第3章 昔話は長いもの
28.昔懐かしい、やや気恥ずかしい記憶
かつて、魔王ルシファーがまだ少年だった頃――世界はもっと殺伐としていた。幻獣や神獣を始めとし魔獣も従える幻獣霊王ベールと精霊達を統べる女王ベルゼビュート、吸血種から獣人まで支配するアスタロトの間で戦いが繰り広げられる。その最中に突然現れた強大な魔力が、純白の髪を持つルシファーだった――。
薔薇が咲く魔王城の温室で、ルシファーは懐かしさに目を細めた。昔話がちらりと出て、リリスが興味を持ったのだ。仕事があると逃げたアスタロトやベールを除き、大公女達やルキフェルは目を輝かせて先を促した。
――圧倒的な強さを誇る3人の強者は、それぞれに淡色の外見を誇る。銀髪に青い瞳のベール、続いて金髪と赤い目のアスタロト。魔力では劣るが精霊の力を取り込めるピンクの髪と瞳を持つベルゼビュート。誰が勝っても負けても不自然ではない、微妙な均衡を保つ力関係に、純白の子どもは一石を投じた。
「この子ども、今のうちに始末した方がよさそうです」
「おやおや短絡的なことですね。コレは私がもらい受けましょう」
脅威に感じたベールが攻撃を仕掛けようとすれば、手駒として利用を目論むアスタロトが邪魔をした。そんな二人の争いに、彼らを倒そうとベルゼビュートが介入する。
「あんた達、両方とも邪魔なのよ!」
「同感です」
「本当に、ここだけは意見が一致しますね」
殺伐とした彼らの争いに、ルシファーは違和感を覚えた。これらは戦う必要があるのか? 剣と精霊の魔法を駆使して戦うベルゼビュートの強さに首を傾げる。幻獣が持つ特殊な能力を利用して立ち向かうベールや、己の強さを過信して仕掛けるアスタロト。あまりにタイプが違う3人だった。
協力したらうまく回るだろうに。ふとそう考えついた。誰かを中心に纏まれば、3人は互いの能力を生かして足りない部分を補い合う。それが最高の形だ。その考えが浮かんだこと、それが答えだった。魔の森はそれを望んでいる。
息をするように魔の森から魔力を借り受け、背に広げた黒い翼に変換していく。剣を合わせるアスタロトとベルゼビュートへ、ベールが襲い掛かろうとした瞬間を狙って、魔力の糸で拘束した。魔法を構築するより早く、本能的に魔力を放った結果だ。
彼らを絡め取った糸は、目に見えるほど魔力を強く帯びていた。締め付ければ呼吸を奪い、刃に変えれば体をバラバラに切り裂くことも可能だ。

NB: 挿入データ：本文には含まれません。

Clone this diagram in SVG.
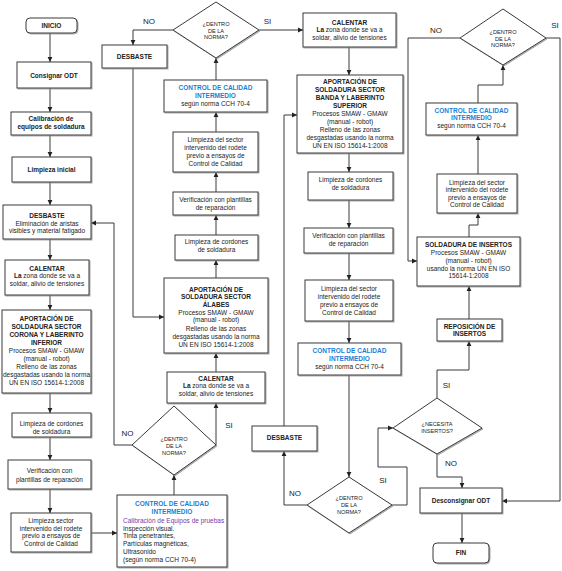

その状態で、ルシファーはにっこりと笑った。
「オレの勝ちだ。従え」
「嫌ですね」
跳ね除けようとアスタロトが魔力を爆発させる。翼や角だけでなく牙まですべて解放したアスタロトの魔力は、まるで棘のようだった。鋭い魔力が周囲に飛び散る。咄嗟に結界を張ったのは、全員同時だった。
きゃんっ! 魔獣の子がその魔力に当たった。失敗したと顔を歪めたものの舌打ちするアスタロトに、ベールが嫌味を繰り出す。心配そうにしながらも動けないベルゼビュートが、ちらちらと魔狼の子に目を向けた。
この状態でも互いを牽制し合う3人に、ルシファーの怒りと落胆は大きかった。
「お前達が傷つけ合うのは自由だ。だったら誰も巻き込むな! 巻き込んだものは責任を持って助けろ!」
敵である彼らに背を向け、ルシファーは地に膝を突く。震える魔獣の子を膝の上に抱き上げた。少し離れた場所で、親が唸る。
「安心しろ、治療するだけだ」
牙を剥いて攻撃しようとする親狼に説明しながら、子狼の背を掠めた切り傷を癒す。弱肉強食、弱ければ食われて死ぬだけ。そう考えてきた3人の価値観を変える光景だった。いや、この時点では己の変化に戸惑い、原因と目したルシファーへの反発になる。
「戦いの最中に敵に背を向けるなど……っ」
仕掛けようとした攻撃を避けるでもなく、ルシファーは結界で防いだ。ベルゼビュートの肌を何回も切り裂いた鋭い刃は、甲高い音で弾かれる。目を見開いて魔力を込め直すアスタロトをよそに、傷の治った子を親に返したルシファーは立ち上がった。
「敵に背を向けた? どこに敵がいるのだ」
お前など敵にもならない。吐き捨てたルシファーの表情は、人形のように感情がなかった。